- JOB -
In the listing below, find every line with the string "this" and pull it out.

==== DATASET RECORDS ====

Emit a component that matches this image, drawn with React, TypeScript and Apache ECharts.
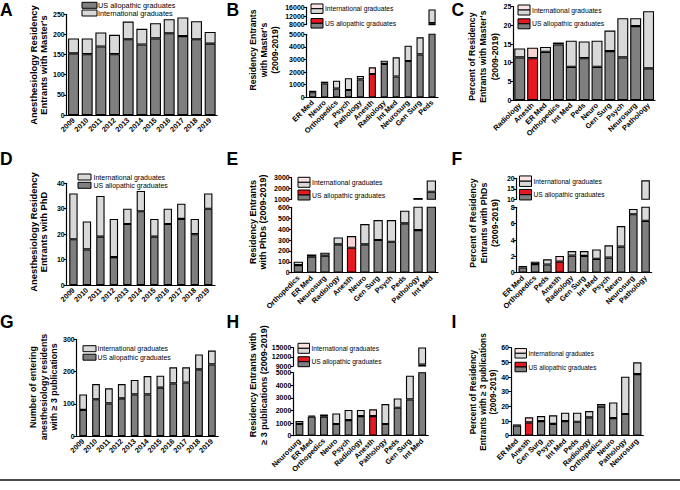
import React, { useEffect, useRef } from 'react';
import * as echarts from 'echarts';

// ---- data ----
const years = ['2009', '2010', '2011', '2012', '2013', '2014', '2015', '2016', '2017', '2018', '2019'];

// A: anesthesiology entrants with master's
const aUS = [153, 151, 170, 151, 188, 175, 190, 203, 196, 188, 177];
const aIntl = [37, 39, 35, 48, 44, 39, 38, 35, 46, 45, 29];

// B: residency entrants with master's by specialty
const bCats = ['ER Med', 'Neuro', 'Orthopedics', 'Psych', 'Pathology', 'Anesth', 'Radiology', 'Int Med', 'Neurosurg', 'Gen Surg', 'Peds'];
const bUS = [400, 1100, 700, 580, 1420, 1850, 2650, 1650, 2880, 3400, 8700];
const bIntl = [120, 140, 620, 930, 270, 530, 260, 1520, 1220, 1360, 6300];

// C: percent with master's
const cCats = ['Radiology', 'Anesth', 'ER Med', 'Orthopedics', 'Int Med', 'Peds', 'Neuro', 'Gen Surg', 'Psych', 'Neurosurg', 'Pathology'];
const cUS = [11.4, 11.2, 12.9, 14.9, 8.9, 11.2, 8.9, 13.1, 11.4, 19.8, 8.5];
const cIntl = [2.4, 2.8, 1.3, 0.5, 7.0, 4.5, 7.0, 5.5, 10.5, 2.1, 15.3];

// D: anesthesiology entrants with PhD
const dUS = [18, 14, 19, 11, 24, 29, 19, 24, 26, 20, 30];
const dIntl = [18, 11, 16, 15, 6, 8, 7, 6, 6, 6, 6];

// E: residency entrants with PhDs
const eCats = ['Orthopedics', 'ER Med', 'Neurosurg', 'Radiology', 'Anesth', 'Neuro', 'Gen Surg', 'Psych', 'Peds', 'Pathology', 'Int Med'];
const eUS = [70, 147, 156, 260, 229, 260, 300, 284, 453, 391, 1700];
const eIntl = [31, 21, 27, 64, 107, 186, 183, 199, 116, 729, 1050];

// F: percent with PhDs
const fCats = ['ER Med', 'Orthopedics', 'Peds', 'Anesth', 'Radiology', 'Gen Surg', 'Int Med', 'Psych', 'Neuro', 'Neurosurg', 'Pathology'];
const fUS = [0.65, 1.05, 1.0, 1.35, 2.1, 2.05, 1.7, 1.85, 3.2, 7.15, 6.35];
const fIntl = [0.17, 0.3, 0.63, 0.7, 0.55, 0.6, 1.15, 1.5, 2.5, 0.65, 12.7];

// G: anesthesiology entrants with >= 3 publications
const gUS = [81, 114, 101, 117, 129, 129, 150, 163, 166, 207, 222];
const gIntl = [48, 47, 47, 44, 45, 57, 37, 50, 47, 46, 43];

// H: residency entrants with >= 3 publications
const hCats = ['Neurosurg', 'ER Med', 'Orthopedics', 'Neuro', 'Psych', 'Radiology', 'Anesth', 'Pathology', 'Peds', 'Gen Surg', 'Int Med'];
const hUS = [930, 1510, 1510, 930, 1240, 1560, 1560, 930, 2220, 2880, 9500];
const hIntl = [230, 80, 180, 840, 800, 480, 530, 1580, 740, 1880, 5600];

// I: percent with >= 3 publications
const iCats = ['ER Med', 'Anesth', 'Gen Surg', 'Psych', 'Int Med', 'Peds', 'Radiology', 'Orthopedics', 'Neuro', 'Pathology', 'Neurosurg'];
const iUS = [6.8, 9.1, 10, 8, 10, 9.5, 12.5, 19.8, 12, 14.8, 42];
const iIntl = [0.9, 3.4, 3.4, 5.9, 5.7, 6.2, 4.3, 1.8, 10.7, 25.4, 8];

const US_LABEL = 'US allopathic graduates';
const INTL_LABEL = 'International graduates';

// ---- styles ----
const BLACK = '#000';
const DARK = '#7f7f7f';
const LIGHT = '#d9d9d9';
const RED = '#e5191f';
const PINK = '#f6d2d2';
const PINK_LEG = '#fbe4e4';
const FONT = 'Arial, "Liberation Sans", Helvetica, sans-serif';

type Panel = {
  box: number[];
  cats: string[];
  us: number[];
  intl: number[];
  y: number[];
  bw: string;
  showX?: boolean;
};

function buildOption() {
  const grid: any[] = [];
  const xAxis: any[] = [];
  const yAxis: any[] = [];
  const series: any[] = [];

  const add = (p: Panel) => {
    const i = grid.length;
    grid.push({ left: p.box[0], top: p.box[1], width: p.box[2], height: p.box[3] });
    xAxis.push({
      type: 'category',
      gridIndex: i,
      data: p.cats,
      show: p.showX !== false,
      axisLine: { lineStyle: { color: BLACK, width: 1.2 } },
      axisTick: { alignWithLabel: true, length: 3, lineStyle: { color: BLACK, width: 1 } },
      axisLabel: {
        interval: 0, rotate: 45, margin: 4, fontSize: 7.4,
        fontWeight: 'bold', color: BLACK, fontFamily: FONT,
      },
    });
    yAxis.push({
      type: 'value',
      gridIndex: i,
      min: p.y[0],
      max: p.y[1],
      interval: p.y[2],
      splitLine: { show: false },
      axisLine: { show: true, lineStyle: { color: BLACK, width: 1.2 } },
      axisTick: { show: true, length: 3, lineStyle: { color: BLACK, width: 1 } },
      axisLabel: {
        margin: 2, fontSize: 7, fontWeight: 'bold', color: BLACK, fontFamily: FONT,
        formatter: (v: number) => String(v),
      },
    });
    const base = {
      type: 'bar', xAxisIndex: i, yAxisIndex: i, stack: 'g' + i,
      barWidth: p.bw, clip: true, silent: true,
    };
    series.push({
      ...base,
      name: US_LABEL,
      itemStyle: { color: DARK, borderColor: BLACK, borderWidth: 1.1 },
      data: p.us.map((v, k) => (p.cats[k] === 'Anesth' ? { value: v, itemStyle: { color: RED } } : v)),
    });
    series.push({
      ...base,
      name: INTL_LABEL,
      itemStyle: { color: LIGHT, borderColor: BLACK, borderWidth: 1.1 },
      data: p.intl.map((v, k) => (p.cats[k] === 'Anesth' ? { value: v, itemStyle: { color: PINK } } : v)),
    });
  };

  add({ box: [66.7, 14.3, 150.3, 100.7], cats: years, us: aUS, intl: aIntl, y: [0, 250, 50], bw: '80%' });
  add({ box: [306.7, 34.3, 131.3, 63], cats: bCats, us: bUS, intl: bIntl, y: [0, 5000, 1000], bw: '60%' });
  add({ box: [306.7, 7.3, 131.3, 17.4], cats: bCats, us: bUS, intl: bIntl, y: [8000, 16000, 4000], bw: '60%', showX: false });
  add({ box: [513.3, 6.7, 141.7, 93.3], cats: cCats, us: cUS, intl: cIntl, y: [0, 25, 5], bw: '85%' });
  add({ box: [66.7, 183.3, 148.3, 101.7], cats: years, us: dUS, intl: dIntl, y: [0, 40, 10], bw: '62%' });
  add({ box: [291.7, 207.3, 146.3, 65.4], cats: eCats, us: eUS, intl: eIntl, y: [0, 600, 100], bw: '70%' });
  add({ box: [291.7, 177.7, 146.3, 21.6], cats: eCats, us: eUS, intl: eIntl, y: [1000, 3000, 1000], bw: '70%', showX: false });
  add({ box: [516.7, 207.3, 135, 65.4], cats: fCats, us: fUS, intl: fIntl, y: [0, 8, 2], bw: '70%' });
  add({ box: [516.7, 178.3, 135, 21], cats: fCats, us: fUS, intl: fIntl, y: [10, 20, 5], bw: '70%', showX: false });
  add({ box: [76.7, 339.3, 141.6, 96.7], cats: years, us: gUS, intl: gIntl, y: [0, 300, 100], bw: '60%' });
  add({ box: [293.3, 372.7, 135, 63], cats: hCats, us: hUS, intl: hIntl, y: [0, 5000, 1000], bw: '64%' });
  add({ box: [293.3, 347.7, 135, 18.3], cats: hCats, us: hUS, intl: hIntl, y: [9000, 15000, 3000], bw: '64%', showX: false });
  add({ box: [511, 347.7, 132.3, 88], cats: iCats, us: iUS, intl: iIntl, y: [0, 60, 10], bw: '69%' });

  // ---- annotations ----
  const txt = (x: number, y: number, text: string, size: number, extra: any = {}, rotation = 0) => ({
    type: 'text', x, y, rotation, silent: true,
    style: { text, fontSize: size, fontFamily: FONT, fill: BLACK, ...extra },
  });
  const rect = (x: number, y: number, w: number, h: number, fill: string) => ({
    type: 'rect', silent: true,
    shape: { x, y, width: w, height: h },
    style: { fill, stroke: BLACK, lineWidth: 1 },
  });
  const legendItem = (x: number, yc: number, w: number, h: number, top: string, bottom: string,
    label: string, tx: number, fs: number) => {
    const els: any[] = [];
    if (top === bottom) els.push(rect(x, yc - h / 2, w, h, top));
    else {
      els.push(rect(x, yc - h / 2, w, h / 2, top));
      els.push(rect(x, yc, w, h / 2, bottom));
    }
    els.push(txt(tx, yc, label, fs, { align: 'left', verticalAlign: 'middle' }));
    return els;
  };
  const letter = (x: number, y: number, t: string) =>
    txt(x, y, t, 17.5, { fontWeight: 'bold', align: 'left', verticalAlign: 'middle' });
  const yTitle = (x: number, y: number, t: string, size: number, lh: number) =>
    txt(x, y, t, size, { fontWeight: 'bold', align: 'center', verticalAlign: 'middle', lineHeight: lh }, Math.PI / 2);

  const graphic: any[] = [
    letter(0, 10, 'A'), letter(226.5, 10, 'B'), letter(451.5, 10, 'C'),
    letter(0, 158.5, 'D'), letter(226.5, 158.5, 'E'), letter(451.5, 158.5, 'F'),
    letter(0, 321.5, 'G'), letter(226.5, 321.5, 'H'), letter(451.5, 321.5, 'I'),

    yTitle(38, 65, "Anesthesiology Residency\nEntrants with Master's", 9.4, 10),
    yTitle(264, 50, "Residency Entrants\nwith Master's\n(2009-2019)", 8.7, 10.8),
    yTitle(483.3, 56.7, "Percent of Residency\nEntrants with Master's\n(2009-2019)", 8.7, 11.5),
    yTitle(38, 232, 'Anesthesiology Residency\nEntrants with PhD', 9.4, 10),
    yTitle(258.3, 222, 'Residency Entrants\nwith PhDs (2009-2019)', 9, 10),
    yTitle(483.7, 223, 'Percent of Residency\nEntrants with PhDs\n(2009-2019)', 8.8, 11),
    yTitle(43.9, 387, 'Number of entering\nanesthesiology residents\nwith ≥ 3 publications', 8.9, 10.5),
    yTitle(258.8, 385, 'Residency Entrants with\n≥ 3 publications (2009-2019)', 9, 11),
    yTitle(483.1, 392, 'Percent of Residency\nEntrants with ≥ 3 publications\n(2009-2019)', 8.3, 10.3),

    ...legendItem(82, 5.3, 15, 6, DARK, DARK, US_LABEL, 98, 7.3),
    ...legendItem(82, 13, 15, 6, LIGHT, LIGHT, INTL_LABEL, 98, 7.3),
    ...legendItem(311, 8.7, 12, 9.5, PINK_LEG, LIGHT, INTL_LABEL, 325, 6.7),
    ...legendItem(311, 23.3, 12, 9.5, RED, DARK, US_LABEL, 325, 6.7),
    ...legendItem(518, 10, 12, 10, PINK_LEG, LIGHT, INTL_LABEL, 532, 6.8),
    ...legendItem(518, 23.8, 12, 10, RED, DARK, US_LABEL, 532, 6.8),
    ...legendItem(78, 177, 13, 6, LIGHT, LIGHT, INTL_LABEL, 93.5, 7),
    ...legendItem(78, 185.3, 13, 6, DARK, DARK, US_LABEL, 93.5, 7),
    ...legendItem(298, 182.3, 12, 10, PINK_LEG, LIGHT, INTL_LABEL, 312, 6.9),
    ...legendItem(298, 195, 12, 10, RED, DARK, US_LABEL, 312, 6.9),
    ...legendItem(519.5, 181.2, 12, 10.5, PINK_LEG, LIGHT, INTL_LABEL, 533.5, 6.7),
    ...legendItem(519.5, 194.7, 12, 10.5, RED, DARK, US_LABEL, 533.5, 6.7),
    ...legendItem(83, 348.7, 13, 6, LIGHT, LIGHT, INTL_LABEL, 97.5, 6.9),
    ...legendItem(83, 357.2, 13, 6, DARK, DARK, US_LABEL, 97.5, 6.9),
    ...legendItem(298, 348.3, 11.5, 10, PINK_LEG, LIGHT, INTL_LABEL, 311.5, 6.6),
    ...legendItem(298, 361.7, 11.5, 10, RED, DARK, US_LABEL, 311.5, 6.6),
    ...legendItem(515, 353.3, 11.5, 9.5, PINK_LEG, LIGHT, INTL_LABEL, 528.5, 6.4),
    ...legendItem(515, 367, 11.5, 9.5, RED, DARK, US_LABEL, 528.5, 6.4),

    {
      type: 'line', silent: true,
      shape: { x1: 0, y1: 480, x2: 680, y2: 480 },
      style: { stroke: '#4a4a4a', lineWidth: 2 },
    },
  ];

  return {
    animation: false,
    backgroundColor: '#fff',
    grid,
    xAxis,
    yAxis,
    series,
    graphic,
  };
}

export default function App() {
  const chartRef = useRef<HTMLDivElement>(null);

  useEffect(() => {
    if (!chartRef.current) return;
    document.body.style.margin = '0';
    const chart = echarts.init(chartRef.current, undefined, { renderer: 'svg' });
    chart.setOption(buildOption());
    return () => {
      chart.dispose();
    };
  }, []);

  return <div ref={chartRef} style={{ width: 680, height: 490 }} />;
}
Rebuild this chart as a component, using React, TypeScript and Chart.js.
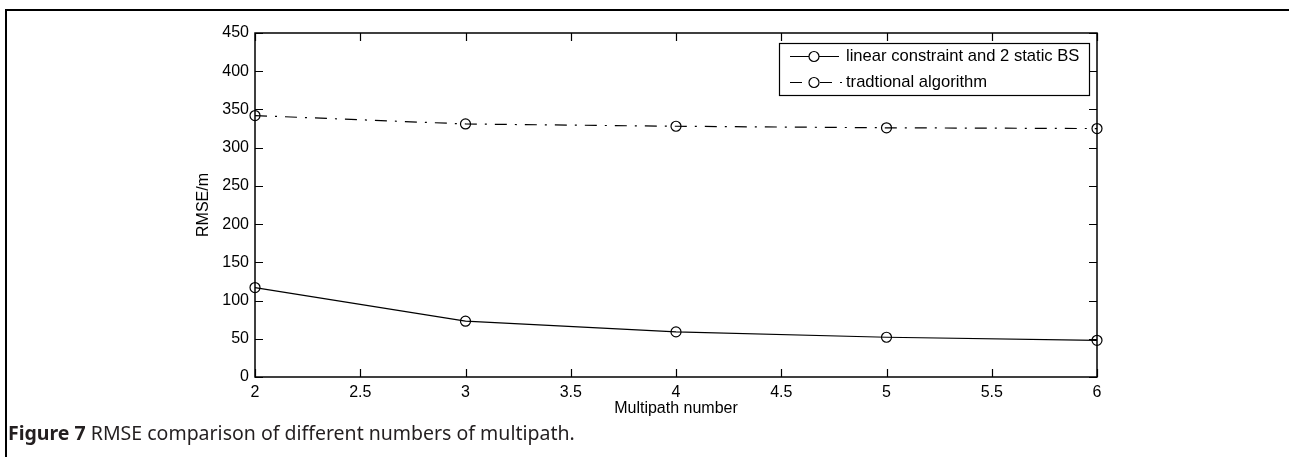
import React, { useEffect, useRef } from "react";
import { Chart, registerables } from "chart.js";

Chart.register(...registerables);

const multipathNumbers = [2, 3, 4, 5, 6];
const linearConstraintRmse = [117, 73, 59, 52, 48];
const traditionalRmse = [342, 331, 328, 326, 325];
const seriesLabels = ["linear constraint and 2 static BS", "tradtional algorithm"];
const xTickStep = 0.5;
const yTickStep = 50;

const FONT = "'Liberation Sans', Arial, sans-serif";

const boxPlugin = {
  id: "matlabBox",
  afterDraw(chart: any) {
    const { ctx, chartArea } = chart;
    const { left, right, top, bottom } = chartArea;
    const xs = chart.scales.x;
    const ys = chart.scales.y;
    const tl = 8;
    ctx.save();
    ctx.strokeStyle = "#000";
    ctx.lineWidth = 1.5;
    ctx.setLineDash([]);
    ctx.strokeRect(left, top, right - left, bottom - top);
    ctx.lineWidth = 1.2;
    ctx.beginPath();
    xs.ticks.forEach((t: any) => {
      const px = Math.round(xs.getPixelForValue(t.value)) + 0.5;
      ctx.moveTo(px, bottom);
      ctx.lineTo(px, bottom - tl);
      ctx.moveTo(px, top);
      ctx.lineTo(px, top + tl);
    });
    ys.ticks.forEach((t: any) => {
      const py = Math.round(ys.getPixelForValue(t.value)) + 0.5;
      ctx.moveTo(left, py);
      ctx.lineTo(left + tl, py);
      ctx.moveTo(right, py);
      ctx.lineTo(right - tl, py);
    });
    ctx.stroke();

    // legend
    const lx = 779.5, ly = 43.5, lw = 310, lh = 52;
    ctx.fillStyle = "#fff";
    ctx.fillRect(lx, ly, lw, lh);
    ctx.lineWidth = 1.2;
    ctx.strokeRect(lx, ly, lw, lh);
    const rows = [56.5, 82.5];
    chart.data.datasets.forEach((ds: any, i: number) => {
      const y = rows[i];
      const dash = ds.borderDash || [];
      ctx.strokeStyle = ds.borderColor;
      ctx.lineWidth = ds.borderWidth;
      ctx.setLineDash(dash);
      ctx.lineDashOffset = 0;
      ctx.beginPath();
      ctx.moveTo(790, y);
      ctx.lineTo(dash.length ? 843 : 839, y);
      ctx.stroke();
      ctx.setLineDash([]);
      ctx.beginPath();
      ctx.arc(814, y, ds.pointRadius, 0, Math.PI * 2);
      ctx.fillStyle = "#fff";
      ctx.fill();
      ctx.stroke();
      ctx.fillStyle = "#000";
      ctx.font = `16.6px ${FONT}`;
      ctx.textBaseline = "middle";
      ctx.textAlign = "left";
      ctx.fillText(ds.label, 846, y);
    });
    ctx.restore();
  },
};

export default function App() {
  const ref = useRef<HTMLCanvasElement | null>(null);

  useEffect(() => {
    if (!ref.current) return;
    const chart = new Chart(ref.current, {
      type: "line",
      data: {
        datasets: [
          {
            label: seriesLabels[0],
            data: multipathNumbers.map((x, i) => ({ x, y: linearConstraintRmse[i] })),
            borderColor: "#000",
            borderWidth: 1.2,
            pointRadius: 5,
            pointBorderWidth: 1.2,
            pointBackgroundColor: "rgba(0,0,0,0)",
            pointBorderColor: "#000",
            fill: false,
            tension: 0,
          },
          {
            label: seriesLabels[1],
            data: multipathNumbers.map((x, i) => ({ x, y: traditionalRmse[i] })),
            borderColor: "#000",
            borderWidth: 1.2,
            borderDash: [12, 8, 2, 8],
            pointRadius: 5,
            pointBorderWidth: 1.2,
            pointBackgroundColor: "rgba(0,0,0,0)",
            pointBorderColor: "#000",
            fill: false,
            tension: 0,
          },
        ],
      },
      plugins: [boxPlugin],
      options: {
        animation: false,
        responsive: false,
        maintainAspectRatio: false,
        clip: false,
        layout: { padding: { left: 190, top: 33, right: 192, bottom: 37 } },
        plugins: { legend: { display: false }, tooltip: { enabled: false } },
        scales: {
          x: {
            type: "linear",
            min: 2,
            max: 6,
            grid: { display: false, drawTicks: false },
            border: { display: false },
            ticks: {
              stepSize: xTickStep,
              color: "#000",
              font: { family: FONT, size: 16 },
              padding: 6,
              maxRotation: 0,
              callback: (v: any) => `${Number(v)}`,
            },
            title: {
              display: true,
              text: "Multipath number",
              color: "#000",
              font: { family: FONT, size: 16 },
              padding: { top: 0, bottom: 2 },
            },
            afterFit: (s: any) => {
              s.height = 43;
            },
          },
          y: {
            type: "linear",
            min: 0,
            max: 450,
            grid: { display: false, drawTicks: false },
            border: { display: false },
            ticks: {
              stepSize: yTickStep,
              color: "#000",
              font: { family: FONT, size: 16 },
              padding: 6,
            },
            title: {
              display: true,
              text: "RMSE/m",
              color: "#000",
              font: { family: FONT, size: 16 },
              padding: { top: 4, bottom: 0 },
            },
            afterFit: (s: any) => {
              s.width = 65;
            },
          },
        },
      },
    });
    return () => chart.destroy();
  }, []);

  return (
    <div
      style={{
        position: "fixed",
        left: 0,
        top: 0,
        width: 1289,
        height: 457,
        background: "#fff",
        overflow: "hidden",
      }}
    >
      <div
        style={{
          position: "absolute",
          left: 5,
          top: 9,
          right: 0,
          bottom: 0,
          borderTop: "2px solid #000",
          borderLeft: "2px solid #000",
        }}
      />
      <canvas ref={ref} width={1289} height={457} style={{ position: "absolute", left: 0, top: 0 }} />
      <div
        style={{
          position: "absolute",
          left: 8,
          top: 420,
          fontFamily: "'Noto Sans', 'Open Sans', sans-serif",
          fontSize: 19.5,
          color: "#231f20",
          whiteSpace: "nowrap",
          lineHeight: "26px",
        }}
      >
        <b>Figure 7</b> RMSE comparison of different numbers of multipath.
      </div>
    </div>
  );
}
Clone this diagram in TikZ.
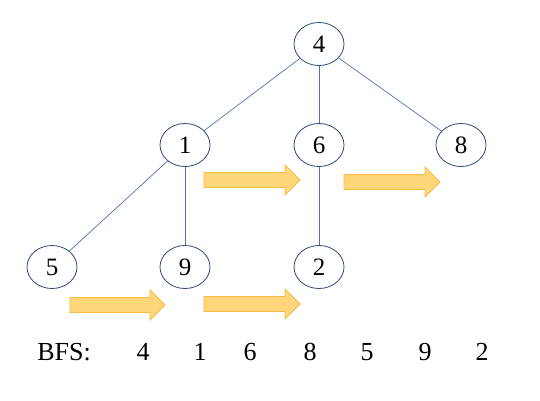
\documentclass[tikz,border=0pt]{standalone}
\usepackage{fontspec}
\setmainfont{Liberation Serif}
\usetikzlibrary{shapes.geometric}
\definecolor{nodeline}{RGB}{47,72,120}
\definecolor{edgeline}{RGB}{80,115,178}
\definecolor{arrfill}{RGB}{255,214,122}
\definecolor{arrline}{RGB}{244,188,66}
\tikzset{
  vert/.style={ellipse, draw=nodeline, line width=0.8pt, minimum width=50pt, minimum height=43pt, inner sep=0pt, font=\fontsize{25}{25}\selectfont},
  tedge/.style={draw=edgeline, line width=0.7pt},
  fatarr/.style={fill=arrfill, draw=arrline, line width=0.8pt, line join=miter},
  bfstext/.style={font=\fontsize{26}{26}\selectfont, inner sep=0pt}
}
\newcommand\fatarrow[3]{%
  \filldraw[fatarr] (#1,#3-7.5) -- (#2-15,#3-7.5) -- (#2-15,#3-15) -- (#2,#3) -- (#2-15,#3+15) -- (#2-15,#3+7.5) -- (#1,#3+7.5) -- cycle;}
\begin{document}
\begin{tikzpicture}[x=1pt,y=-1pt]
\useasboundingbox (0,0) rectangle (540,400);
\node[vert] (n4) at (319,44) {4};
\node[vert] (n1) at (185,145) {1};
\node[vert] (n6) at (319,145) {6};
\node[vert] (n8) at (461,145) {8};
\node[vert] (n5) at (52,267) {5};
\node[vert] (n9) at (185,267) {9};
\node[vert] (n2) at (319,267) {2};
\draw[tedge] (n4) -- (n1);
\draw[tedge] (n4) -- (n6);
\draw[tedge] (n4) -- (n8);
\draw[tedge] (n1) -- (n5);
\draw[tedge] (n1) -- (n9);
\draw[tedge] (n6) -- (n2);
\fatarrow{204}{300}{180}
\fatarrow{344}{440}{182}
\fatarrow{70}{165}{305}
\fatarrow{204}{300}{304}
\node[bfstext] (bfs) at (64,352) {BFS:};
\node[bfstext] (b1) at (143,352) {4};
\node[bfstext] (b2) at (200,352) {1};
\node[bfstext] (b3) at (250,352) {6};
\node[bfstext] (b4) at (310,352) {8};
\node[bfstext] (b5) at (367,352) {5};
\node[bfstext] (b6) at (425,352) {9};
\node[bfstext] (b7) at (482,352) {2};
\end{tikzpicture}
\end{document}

====

- FULL SOLUTION -
Emit a component that matches this image, drawn with React, TypeScript and Apache ECharts.
Rebuild this chart as a component, using React, TypeScript and Chart.js.
Clone this diagram in TikZ.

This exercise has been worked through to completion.